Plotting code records

— Begin —

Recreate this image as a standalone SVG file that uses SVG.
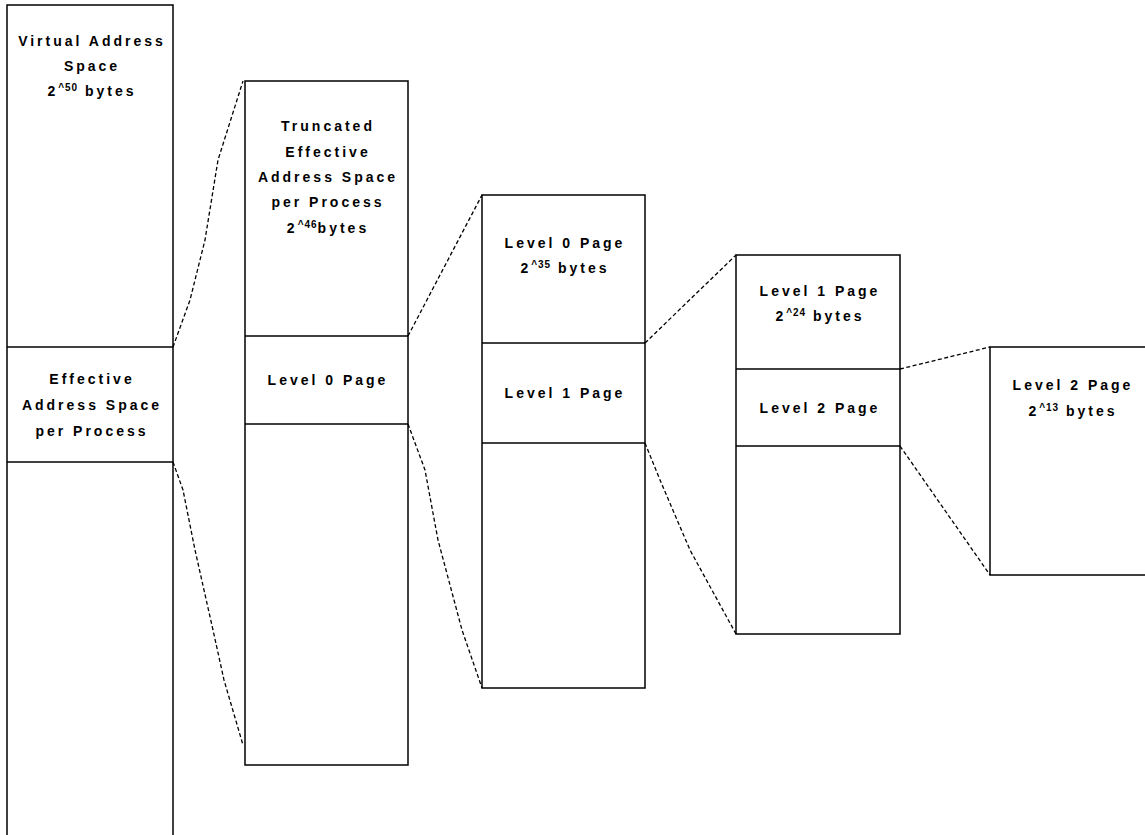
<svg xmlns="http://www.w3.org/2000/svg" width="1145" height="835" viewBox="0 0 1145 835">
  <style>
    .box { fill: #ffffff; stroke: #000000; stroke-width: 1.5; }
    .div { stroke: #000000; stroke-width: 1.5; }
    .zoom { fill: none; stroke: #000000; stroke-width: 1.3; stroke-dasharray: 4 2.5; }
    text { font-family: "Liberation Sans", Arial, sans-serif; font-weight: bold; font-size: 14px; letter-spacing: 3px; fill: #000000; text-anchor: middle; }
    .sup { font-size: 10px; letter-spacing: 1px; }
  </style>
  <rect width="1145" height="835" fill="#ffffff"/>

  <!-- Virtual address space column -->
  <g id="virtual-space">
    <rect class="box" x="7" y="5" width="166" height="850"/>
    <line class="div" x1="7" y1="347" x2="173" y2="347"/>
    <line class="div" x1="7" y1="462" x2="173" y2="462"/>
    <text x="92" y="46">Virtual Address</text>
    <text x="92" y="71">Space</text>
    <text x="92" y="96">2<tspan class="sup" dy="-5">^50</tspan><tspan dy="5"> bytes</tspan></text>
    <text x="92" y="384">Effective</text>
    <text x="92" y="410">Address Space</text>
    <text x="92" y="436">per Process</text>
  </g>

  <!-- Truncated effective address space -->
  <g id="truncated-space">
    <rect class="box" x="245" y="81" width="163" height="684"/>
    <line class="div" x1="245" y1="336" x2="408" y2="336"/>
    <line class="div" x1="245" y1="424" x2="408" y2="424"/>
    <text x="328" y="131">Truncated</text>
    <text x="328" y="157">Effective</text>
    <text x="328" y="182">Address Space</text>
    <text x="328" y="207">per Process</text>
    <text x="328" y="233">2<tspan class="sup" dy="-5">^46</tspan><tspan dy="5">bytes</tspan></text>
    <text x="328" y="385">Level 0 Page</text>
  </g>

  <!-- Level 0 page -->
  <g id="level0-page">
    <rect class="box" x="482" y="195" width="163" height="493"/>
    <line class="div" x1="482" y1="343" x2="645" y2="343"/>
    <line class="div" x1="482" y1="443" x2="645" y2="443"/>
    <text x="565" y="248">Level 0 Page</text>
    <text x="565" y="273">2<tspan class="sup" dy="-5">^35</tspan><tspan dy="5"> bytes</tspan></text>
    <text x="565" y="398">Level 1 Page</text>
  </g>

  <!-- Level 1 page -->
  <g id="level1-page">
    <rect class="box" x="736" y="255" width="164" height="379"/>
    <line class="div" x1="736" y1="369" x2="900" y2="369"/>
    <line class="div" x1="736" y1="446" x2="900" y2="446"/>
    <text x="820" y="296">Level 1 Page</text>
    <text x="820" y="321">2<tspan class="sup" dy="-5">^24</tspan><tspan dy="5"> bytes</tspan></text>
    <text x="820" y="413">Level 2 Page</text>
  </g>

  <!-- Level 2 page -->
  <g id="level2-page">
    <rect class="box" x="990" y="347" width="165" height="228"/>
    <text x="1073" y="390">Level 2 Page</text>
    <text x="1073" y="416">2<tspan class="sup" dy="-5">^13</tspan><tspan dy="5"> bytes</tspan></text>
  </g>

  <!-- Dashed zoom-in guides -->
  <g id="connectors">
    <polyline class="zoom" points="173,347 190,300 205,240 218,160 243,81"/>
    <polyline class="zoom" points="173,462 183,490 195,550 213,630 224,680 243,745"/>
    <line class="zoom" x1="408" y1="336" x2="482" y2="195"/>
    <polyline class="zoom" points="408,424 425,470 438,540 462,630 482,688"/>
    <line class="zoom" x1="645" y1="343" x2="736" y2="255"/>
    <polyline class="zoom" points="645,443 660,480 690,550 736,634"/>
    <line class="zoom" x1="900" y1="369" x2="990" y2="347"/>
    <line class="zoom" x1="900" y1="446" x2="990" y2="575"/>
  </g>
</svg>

— End —
— Begin —

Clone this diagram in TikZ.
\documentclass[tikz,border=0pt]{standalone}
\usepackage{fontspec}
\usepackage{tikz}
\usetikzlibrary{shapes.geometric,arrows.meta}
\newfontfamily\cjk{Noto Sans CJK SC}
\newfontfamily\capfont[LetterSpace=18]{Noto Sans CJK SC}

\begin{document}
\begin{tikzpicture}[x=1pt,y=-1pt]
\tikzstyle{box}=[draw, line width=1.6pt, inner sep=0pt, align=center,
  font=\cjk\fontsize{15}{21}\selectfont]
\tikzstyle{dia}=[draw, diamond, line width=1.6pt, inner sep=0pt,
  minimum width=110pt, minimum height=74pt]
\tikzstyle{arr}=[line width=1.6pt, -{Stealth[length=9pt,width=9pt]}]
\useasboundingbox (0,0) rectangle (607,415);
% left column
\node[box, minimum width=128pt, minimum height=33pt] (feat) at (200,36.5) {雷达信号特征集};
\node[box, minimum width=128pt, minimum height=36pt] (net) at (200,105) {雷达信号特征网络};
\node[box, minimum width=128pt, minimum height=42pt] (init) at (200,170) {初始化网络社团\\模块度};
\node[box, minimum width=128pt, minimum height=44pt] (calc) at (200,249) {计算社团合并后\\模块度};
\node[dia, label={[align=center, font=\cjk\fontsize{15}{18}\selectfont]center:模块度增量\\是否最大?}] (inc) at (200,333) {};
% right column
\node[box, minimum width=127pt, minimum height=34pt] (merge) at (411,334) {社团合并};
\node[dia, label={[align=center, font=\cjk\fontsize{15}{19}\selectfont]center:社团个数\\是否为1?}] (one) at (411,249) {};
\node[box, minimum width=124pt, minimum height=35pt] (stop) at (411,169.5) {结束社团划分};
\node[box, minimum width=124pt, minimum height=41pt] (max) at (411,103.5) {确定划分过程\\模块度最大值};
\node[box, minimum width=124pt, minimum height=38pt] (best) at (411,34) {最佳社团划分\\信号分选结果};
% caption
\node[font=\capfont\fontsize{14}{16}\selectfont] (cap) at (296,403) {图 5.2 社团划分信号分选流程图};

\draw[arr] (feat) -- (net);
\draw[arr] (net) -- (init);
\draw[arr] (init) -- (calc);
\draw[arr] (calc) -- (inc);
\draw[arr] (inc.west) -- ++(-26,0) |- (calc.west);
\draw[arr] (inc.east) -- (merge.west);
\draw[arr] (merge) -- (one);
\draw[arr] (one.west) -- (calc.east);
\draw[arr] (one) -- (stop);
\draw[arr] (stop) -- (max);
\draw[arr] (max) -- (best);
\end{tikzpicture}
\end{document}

— End —

■ **GOAL OF THE EXERCISE**
Your task is to pick out every line with the string "this" and copy it.

■ **TASK RESULT**
Recreate this image as a standalone SVG file that uses SVG.
Clone this diagram in TikZ.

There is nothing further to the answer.